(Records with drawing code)
((
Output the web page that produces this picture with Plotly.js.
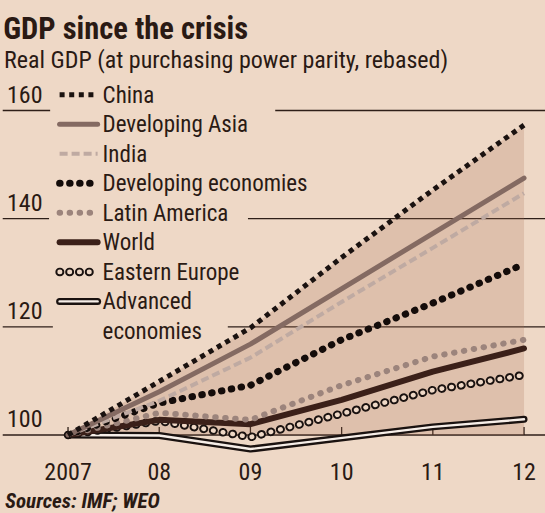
<!DOCTYPE html>
<html>
<head>
<meta charset="utf-8">
<script src="https://cdn.plot.ly/plotly-3.0.1.min.js"></script>
<style>
  html, body { margin: 0; padding: 0; background: #eed8c6; }
  #chart { width: 545px; height: 513px; }
</style>
</head>
<body>
<div id="chart"></div>
<script>
// ---- data ----
const years     = [2007, 2008, 2009, 2010, 2011, 2012];
const yearTicks = ['2007', '08', '09', '10', '11', '12'];
const valueTicks = [100, 120, 140, 160];

const china    = [100, 109.9, 119.8, 132.8, 145.3, 157.3];
const devAsia  = [100, 108.0, 116.8, 127.0, 137.2, 147.5];
const india    = [100, 106.3, 114.3, 124.6, 134.6, 144.7];
const devEcon  = [100, 105.9, 109.2, 117.6, 124.4, 131.6];
const latAm    = [100, 104.1, 102.8, 109.2, 114.5, 117.6];
const world    = [100, 102.8, 102.0, 106.5, 111.7, 116.0];
const eastEu   = [100, 102.6, 99.6, 104.0, 108.3, 111.1];
const advanced = [100, 99.9, 97.4, 99.6, 101.5, 102.9];
const baseLevel = 100;

// ---- styles ----
const FONT = "'Liberation Sans Narrow', 'Arial Narrow', 'Roboto Condensed', 'DejaVu Sans Condensed', sans-serif";
const INK = '#2a1a14';
const BG = '#eed8c6';
const STYLE = {
  'China':               {color: '#1a1210', width: 5,   dash: '5px,4.6px',   cap: 'butt'},
  'Developing Asia':     {color: '#846a62', width: 5,   dash: '',            cap: 'round'},
  'India':               {color: '#bfaaa2', width: 4,   dash: '8px,4px',     cap: 'butt'},
  'Developing economies':{color: '#140c0a', width: 7,   dash: '0.5px,9.5px', cap: 'round'},
  'Latin America':       {color: '#9c847c', width: 6,   dash: '0.5px,9.5px', cap: 'round'},
  'World':               {color: '#3b2019', width: 6,   dash: '',            cap: 'round'},
  'Eastern Europe':      {color: '#1a1210', width: 8.5, dash: '0.5px,9.3px', cap: 'round', inner: {color: BG, width: 4.6}},
  'Advanced economies':  {color: '#1a1210', width: 7,   dash: '',            cap: 'round', inner: {color: '#f6eee8', width: 2.4}}
};

const series = [
  ['Advanced economies', advanced, 'Advanced<br>economies'],
  ['Eastern Europe', eastEu, 'Eastern Europe'],
  ['World', world, 'World'],
  ['Latin America', latAm, 'Latin America'],
  ['Developing economies', devEcon, 'Developing economies'],
  ['India', india, 'India'],
  ['Developing Asia', devAsia, 'Developing Asia'],
  ['China', china, 'China']
];

const traces = [
  {x: years, y: years.map(() => baseLevel), mode: 'lines', line: {width: 0}, showlegend: false, hoverinfo: 'skip'},
  {x: years, y: china, mode: 'lines', line: {width: 0}, fill: 'tonexty',
   fillcolor: 'rgba(170,110,80,0.22)', showlegend: false, hoverinfo: 'skip'}
];
series.forEach(([name, vals, label]) => {
  const st = STYLE[name];
  traces.push({
    x: years, y: vals, name: label, meta: name, mode: 'lines',
    legendgroup: name,
    line: {color: st.color, width: st.width, dash: st.dash || 'solid'}
  });
});

// gridline pieces (broken by the legend, as in the original)
const gridPieces = {100: [[0.005, 1]], 120: [[0.005, 0.097], [0.418, 1]],
                    140: [[0.005, 0.09], [0.455, 1]], 160: [[0.005, 0.092], [0.505, 1]]};
const shapes = [];
valueTicks.forEach(v => {
  gridPieces[v].forEach(([a, b]) => shapes.push({
    type: 'line', xref: 'paper', yref: 'y', x0: a, x1: b, y0: v, y1: v,
    line: {color: '#2e1f18', width: 1.3}, layer: 'below'
  }));
});
years.forEach(yr => shapes.push({
  type: 'line', xref: 'x', yref: 'y', ysizemode: 'pixel', yanchor: baseLevel,
  x0: yr, x1: yr, y0: 0, y1: 8, line: {color: '#2e1f18', width: 1.3}, layer: 'below'
}));

const layout = {
  width: 545, height: 513,
  paper_bgcolor: BG, plot_bgcolor: 'rgba(0,0,0,0)',
  margin: {l: 0, r: 0, t: 80, b: 58, pad: 0},
  font: {family: FONT, color: INK, size: 21},
  title: {
    text: '<b>GDP since the crisis</b>',
    font: {family: FONT, size: 30.5, color: INK},
    x: 0.006, xanchor: 'left', xref: 'paper',
    y: 0.945, yanchor: 'middle', yref: 'container'
  },
  xaxis: {
    range: [2006.254, 2012.230], tickvals: years, ticktext: yearTicks,
    showgrid: false, zeroline: false, showline: false, ticks: '',
    ticklabelstandoff: 0, tickfont: {family: FONT, size: 24, color: INK}, fixedrange: true
  },
  yaxis: {
    range: [96.30, 165.64], tickvals: valueTicks, ticktext: valueTicks.map(String),
    showgrid: false, zeroline: false, showline: false, ticks: '',
    ticklabelposition: 'inside', ticklabelstandoff: 4, ticklabelshift: -16,
    tickfont: {family: FONT, size: 24, color: INK}, fixedrange: true
  },
  legend: {
    x: 0.1002, xanchor: 'left', y: 1.0133, yanchor: 'top',
    bgcolor: 'rgba(0,0,0,0)', borderwidth: 0, maxheight: 1000,
    traceorder: 'reversed', itemwidth: 38, valign: 'top', tracegroupgap: 0,
    font: {family: FONT, size: 20.4, color: INK}
  },
  annotations: [
    {
      text: 'Real GDP (at purchasing power parity, rebased)', xref: 'paper', yref: 'paper',
      x: 0.004, xanchor: 'left', y: 1.0533, yanchor: 'middle', showarrow: false,
      font: {family: FONT, size: 24, color: INK}
    },
    {
      text: '<b><i>Sources: IMF; WEO</i></b>', xref: 'paper', yref: 'paper',
      x: 0.006, xanchor: 'left', y: -0.122, yanchor: 'middle', showarrow: false,
      font: {family: FONT, size: 21, color: INK}
    }
  ],
  shapes: shapes,
  showlegend: true
};

function decorate(gd) {
  gd.querySelectorAll('.deco-clone').forEach(n => n.remove());
  const apply = (path, st) => {
    path.style.stroke = st.color;
    path.style.strokeWidth = st.width + 'px';
    path.style.strokeLinecap = st.cap;
    path.style.strokeLinejoin = 'round';
    path.style.strokeDasharray = st.dash || 'none';
    if (st.inner) {
      const c = path.cloneNode(false);
      c.classList.remove('js-line');
      c.classList.add('deco-clone');
      c.style.stroke = st.inner.color;
      c.style.strokeWidth = st.inner.width + 'px';
      path.parentNode.insertBefore(c, path.nextSibling);
    }
  };
  const traceOf = d => {
    if (!d) return null;
    if (d.trace) return d.trace;
    if (d[0] && d[0].trace) return d[0].trace;
    if (d[0] && d[0][0] && d[0][0].trace) return d[0][0].trace;
    return null;
  };
  gd.querySelectorAll('.scatterlayer .trace').forEach(g => {
    const tr = traceOf(g.__data__);
    if (!tr || !STYLE[tr.meta]) return;
    const p = g.querySelector('path.js-line');
    if (p) apply(p, STYLE[tr.meta]);
  });
  // let the (slightly larger) legend type show in full
  gd.querySelectorAll('.legend [clip-path]').forEach(n => n.removeAttribute('clip-path'));
  gd.querySelectorAll('.legend .traces').forEach(g => {
    const tr = traceOf(g.__data__);
    if (!tr || !STYLE[tr.meta]) return;
    const p = g.querySelector('.legendlines path');
    if (p) apply(p, STYLE[tr.meta]);
    g.querySelectorAll('.legendtext').forEach(t => { t.style.fontSize = '23px'; });
  });
}

const gd = document.getElementById('chart');
Plotly.newPlot(gd, traces, layout, {staticPlot: true, displayModeBar: false}).then(() => decorate(gd));
</script>
</body>
</html>
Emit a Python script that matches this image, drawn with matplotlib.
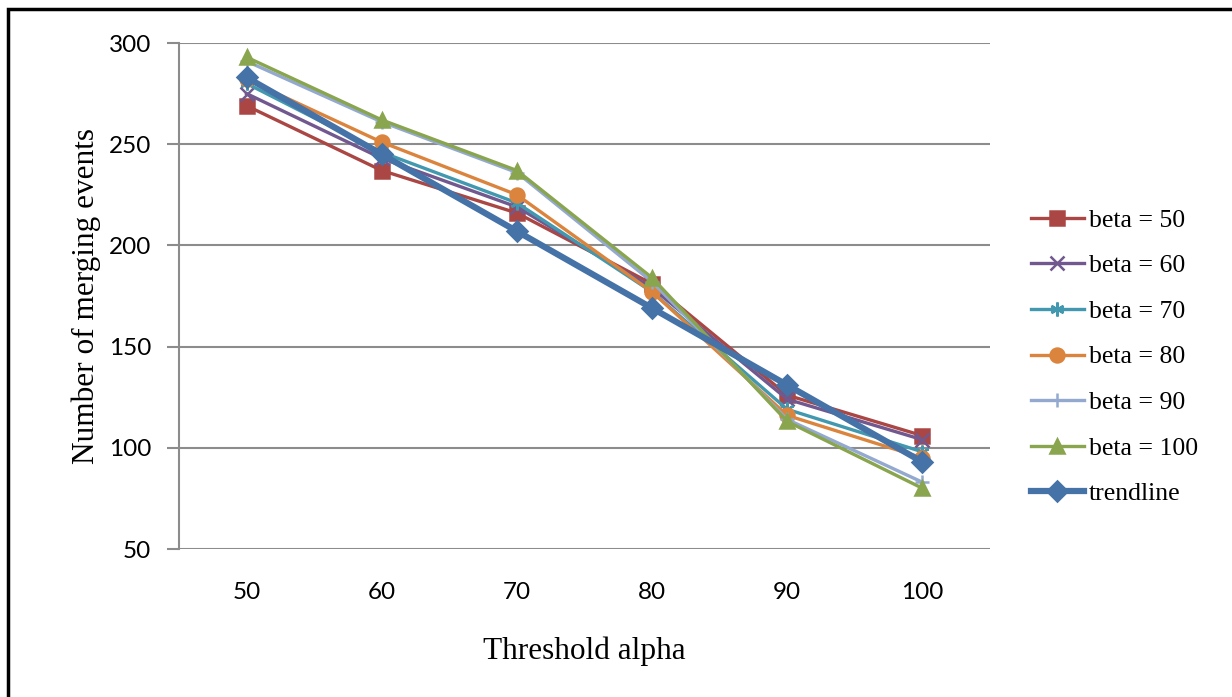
))
Return only the lines running from the start of the entries above to the line that contains "const valueTicks = [100, 120, 140, 160];", inclusive, and omit every picture.

## Solution for this exercise:
Output the web page that produces this picture with Plotly.js.
<!DOCTYPE html>
<html>
<head>
<meta charset="utf-8">
<script src="https://cdn.plot.ly/plotly-3.0.1.min.js"></script>
<style>
  html, body { margin: 0; padding: 0; background: #eed8c6; }
  #chart { width: 545px; height: 513px; }
</style>
</head>
<body>
<div id="chart"></div>
<script>
// ---- data ----
const years     = [2007, 2008, 2009, 2010, 2011, 2012];
const yearTicks = ['2007', '08', '09', '10', '11', '12'];
const valueTicks = [100, 120, 140, 160];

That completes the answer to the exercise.